William Shakespeare in AS YOU LIKE IT says "Some are born great, others achieve greatness and some others have greatness thrust upon them". Oleap's greatness is measurable by his achievements. Jack Welch the CEO of General Electric, USA, revolutionized that big organization by his leadership.

The four key Es that provided the superior Leadership in him were Energy, Energizer, Edge and Execution. It is a well known fact that great leaders have an abundance of Energy.

Professor Indira Parikh in her address to the World Human Resources Development Congress held in Mumbai in year 2000, stated that the energy of human beings and organizations are in three states which she described as Captive Energy, Free Energy and Frozen Energy.

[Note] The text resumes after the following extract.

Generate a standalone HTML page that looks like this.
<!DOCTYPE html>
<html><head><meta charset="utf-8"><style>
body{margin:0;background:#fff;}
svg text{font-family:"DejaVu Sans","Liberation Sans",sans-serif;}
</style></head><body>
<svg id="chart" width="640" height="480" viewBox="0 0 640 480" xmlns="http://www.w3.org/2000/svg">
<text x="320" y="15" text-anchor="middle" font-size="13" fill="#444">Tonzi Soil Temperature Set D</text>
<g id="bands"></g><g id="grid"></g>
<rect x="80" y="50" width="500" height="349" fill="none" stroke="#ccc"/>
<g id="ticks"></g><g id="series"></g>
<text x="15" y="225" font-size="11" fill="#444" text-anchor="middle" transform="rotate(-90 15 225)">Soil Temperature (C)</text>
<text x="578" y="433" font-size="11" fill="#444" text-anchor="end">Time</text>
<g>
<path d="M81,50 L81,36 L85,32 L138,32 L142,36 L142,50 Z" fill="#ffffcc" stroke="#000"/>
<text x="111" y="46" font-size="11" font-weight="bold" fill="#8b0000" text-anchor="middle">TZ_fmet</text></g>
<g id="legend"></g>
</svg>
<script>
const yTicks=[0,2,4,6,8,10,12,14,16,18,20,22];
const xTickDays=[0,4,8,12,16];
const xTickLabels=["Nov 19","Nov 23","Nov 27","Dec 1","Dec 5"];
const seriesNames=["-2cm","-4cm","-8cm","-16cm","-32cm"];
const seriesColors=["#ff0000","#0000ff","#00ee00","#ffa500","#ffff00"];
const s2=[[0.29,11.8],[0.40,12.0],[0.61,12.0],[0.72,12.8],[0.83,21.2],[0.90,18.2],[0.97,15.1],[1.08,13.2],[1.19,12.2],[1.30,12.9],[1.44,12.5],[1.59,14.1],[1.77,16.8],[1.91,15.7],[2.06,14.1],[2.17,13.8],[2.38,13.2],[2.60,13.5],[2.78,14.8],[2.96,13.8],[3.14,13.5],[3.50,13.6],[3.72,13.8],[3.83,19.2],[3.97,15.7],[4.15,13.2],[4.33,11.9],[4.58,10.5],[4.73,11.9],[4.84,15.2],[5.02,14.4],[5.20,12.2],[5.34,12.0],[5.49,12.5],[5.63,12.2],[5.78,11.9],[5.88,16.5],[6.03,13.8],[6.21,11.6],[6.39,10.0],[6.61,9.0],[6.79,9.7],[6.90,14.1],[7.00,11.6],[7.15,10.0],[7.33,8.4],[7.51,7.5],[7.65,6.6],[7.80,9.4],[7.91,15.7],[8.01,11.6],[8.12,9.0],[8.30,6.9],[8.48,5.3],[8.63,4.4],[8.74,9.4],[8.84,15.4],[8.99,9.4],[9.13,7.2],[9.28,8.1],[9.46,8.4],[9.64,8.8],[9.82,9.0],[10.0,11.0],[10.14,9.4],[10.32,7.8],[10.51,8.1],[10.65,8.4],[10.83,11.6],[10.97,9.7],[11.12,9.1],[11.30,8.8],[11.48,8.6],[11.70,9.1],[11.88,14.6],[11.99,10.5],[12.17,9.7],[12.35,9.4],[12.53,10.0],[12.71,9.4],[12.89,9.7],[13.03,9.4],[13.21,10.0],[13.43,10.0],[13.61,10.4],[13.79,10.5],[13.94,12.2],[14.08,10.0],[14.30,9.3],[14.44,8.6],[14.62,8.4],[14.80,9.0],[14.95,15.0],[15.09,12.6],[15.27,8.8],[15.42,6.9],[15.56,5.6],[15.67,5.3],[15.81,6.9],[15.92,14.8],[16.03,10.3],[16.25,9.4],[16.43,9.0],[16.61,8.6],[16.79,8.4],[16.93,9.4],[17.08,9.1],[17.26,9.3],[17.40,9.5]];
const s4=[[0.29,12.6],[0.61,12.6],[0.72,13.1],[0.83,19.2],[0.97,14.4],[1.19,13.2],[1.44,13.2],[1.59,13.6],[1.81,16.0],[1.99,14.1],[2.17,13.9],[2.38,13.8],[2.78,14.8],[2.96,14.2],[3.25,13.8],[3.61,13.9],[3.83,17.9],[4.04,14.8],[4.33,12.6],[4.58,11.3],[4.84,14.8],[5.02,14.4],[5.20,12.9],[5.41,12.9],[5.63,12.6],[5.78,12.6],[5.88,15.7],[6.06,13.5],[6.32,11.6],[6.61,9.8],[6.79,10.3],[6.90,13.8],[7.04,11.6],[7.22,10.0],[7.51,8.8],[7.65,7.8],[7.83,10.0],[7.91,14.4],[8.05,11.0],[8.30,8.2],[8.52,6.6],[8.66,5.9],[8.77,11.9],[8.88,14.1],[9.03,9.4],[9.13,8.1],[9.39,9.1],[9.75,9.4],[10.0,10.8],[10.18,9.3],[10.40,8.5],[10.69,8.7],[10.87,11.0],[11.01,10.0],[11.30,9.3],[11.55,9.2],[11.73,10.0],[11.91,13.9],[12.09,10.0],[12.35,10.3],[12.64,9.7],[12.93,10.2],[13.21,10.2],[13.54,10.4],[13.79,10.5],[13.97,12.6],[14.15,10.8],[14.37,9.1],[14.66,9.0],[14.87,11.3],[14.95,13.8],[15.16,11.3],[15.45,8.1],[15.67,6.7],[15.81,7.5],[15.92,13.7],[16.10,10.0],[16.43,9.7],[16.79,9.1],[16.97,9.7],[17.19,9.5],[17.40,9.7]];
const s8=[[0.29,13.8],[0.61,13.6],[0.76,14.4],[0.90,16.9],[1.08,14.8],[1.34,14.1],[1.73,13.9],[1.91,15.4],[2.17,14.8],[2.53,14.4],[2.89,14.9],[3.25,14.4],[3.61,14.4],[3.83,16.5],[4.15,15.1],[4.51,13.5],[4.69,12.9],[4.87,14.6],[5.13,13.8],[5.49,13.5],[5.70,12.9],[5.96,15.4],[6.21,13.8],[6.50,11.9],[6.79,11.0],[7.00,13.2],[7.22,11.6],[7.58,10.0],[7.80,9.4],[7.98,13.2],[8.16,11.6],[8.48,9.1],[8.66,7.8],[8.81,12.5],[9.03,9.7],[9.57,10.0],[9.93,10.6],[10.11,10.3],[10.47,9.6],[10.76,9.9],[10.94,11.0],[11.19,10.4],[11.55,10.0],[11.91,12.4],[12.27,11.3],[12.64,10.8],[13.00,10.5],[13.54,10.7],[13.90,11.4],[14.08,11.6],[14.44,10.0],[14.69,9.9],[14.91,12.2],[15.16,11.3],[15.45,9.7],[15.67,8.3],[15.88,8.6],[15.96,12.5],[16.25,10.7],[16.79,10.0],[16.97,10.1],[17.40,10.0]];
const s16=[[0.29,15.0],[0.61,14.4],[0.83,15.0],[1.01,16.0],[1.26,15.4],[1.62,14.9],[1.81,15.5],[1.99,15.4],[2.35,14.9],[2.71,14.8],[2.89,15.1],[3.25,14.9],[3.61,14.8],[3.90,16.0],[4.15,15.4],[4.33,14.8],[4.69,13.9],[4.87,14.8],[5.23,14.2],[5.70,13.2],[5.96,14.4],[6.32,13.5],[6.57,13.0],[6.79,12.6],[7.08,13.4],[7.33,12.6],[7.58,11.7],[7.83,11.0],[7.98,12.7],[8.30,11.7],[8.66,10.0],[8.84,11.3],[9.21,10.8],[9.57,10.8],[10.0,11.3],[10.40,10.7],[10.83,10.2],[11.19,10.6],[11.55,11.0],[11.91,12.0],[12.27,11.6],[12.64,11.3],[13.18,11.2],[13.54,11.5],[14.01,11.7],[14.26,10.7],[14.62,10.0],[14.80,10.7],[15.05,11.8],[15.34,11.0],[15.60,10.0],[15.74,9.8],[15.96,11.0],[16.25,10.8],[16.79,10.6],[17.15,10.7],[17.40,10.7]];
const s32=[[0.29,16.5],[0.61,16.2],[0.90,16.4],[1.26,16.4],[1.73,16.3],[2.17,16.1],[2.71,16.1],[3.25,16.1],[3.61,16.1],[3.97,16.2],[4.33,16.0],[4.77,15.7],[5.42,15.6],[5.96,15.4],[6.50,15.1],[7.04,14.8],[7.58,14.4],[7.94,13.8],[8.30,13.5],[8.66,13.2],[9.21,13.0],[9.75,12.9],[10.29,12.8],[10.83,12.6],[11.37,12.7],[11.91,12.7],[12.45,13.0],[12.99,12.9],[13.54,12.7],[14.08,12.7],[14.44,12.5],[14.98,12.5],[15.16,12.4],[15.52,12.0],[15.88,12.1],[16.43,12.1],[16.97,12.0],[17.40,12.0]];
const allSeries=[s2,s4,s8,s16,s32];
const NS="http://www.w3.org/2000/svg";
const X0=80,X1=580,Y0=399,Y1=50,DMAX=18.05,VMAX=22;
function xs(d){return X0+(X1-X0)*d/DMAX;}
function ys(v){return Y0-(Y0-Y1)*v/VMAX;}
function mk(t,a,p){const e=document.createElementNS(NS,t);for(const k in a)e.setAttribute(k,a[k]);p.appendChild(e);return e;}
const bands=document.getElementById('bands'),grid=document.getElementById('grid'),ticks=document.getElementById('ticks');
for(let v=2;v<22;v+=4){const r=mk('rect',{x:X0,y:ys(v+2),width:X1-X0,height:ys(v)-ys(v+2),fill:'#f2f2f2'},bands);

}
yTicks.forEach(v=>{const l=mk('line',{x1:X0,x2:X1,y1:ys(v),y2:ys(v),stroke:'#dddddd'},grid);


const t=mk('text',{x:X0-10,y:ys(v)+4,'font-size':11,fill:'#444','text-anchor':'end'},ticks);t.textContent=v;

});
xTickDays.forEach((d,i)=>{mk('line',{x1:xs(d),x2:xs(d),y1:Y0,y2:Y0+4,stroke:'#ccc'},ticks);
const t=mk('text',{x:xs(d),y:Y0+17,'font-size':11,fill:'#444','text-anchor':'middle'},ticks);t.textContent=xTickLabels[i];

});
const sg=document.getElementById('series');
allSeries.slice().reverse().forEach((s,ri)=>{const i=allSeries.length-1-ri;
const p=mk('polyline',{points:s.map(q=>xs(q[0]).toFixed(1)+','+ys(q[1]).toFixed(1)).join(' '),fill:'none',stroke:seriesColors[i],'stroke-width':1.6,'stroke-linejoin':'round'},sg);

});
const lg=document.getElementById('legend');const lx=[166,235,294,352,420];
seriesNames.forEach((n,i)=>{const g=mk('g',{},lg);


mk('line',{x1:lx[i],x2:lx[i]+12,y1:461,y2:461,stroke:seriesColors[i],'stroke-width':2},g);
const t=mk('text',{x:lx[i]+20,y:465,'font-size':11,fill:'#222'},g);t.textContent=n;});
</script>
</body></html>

The captive Energy is energy that was formerly free energy and now imprisoned and held captive due to unpleasant circumstances resulting in people in organizations staying with the routine.

Free Energy on the other hand drives people forward to do new things and strike new relationships and makes the organization a bee hive of activity.

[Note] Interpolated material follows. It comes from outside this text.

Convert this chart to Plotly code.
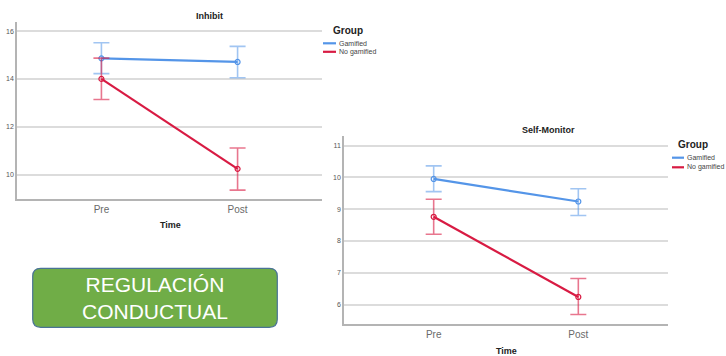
import plotly.graph_objects as go

W, H = 726, 356

# ---- data -------------------------------------------------------------
times = ["Pre", "Post"]
groups = ["Gamified", "No gamified"]

inhibit_mean = {"Gamified": [14.86, 14.71], "No gamified": [14.00, 10.24]}
inhibit_hi = {"Gamified": [15.51, 15.36], "No gamified": [14.87, 11.11]}
inhibit_lo = {"Gamified": [14.22, 14.05], "No gamified": [13.14, 9.35]}

selfmon_mean = {"Gamified": [9.95, 9.24], "No gamified": [8.76, 6.24]}
selfmon_hi = {"Gamified": [10.36, 9.64], "No gamified": [9.31, 6.82]}
selfmon_lo = {"Gamified": [9.55, 8.80], "No gamified": [8.21, 5.69]}

inhibit_ticks = [10, 12, 14, 16]
selfmon_ticks = [6, 7, 8, 9, 10, 11]

line_colors = {"Gamified": "#5495E8", "No gamified": "#D81B43"}
bar_colors = {"Gamified": "rgba(84,149,232,0.55)", "No gamified": "rgba(216,27,67,0.6)"}

FONT = "Liberation Sans, Arial, sans-serif"


def px(x):
    return x / W


def py(y):
    return 1 - y / H


fig = go.Figure()


def add_panel(means, his, los, xa, ya):
    for g in groups:
        m = means[g]
        fig.add_trace(go.Scatter(
            x=times, y=m, name=g, mode="lines+markers",
            xaxis=xa, yaxis=ya, showlegend=False,
            line=dict(color=line_colors[g], width=2.2),
            marker=dict(symbol="circle-open", size=5, color=line_colors[g], line=dict(width=1.2)),
            error_y=dict(type="data", symmetric=False,
                         array=[h - v for h, v in zip(his[g], m)],
                         arrayminus=[v - l for v, l in zip(m, los[g])],
                         color=bar_colors[g], thickness=1.6, width=8),
        ))


add_panel(inhibit_mean, inhibit_hi, inhibit_lo, "x", "y")
add_panel(selfmon_mean, selfmon_hi, selfmon_lo, "x2", "y2")

axis_common = dict(showline=True, linecolor="#B4B4B4", linewidth=1.5,
                   zeroline=False, ticks="")
xcommon = dict(axis_common, type="category", range=[-0.62, 1.62], showgrid=False,
               tickfont=dict(family=FONT, size=10, color="#6A6A6A"))
ycommon = dict(axis_common, showgrid=True, gridcolor="#DCDCDC", gridwidth=1.5,
               tickfont=dict(family=FONT, size=7, color="#555555"))

fig.update_layout(
    width=W, height=H, margin=dict(l=0, r=0, t=0, b=0),
    paper_bgcolor="white", plot_bgcolor="white",
    xaxis=dict(xcommon, domain=[px(17), px(322)], anchor="y"),
    yaxis=dict(ycommon, domain=[py(199), py(22)], anchor="x",
               range=[8.98, 16.38], tickvals=inhibit_ticks),
    xaxis2=dict(xcommon, domain=[px(344), px(668)], anchor="y2"),
    yaxis2=dict(ycommon, domain=[py(324.3), py(136)], anchor="x2",
                range=[5.38, 11.3], tickvals=selfmon_ticks),
)

ann = []
shapes = []


def text(x, y, s, size, bold=False, color="#222222", xanchor="center"):
    ann.append(dict(x=px(x), y=py(y), xref="paper", yref="paper", text=f"<b>{s}</b>" if bold else s,
                    showarrow=False, xanchor=xanchor, yanchor="middle",
                    font=dict(family=FONT, size=size, color=color)))


# titles and axis labels
text(210, 16, "Inhibit", 9, bold=True)
text(170, 225, "Time", 9, bold=True)
text(548.7, 130, "Self-Monitor", 9, bold=True)
text(506.7, 350.5, "Time", 9, bold=True)


# legends
def legend(x0, x1, ys, title_x, title_y):
    text(title_x, title_y, "Group", 10, bold=True)
    for g, y in zip(groups, ys):
        shapes.append(dict(type="line", xref="paper", yref="paper",
                           x0=px(x0), x1=px(x1), y0=py(y), y1=py(y),
                           line=dict(color=line_colors[g], width=2.2)))
        text(x1 + 1.2, y, g, 7, color="#444444", xanchor="left")


legend(323, 336, [43.3, 51.8], 348, 30.3)
legend(672, 684, [157.7, 167.3], 693, 145)

# rounded green label box
bx0, bx1, by0, by1, r = 32.7, 277.3, 268.3, 327.3, 8
rx, ry = r / W, r / H
X0, X1, Yt, Yb = px(bx0), px(bx1), py(by0), py(by1)
path = (f"M {X0+rx},{Yt} L {X1-rx},{Yt} Q {X1},{Yt} {X1},{Yt-ry} "
        f"L {X1},{Yb+ry} Q {X1},{Yb} {X1-rx},{Yb} "
        f"L {X0+rx},{Yb} Q {X0},{Yb} {X0},{Yb+ry} "
        f"L {X0},{Yt-ry} Q {X0},{Yt} {X0+rx},{Yt} Z")
shapes.append(dict(type="path", xref="paper", yref="paper", path=path,
                   fillcolor="#70AD47", line=dict(color="#4A7396", width=1.2)))
ann.append(dict(x=px((bx0 + bx1) / 2), y=py(297.5), xref="paper", yref="paper",
                text="REGULACIÓN<br>CONDUCTUAL", showarrow=False,
                xanchor="center", yanchor="middle",
                font=dict(family=FONT, size=21, color="white")))

fig.update_layout(annotations=ann, shapes=shapes)
fig.write_html("out.html")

On the other hand when the leadership of an organization is at loggerheads and the leadership has been wrested by unethical methods by individuals lacking integrity the organizational and individual energy freezes.

Leaders like Oleap Fernando are men with an abundance of free energy. The Edge a person has is the competitive spirit in him.

The Energizer characteristic is the capacity the leader has to motivate others with a genuine and sincere brand of enthusiasm, and Execution is the understanding the Leader has that energy and edge will be useless unless there is that capability to implement and execute the plan.

These four Es are to be found in Oleap Fernando. Ladies and Gentlemen these four Es lead to guts, Head and Heart of the Leader. The four Es generate the type of leader who jumps out of bed in the morning wanting to learn more during the day.

One wonders whether JNO jumps the same way as Jack Welch does. JNO is a man with passion for achievement. He is committed to make the Institute a success story and has that crucial trait of being able to define his vision so that others could really around him.

JNO is a proactive person of immense energy. His ability to move from place to place and participate in lively discussions in a range of associations has won him the admiration of all.

Oleap has made a significant contribution to the scientific community at large by the role he has played in the affairs of the Sri Lanka Association For The Advancement of Science over the past thirty years.

He has been an active member and provided the leadership to this prestigious organization as the General President in 2001 and is currently The Chairman of the Board of Trustees. He has also shown a keen interest in the activities of the organization of professional associations and serves as a representative of The Institute of Chemistry in that forum.

In the International arena, Oleap serves as the Director of The Asian Chemical Education Network of the Federation of Asian Chemical Societies. His presence at meetings has always provided the excitement, and sometimes a surplus of energy erupts with volcanic propensity in characteristic style. The ability to work long hours has been one of his special talents.

He, like all great leaders, is a man of determination. From the very inception of the Graduateship Course in Chemistry he was determined to make a success of it. Acting as the coordinator of the course under trying circumstances JNO's determination surmounted all obstacles.

He was determined to excel with books and how well he has done it. He was determined to dedicate himself to the noble profession of teaching and how well he has stuck to this task.

He was determined to raise a building for the Institute and how well he has been able to harness the resources for such a complex project. "People who produce good results feel good about themselves" - Ken Blanchard and Robert Lorbar.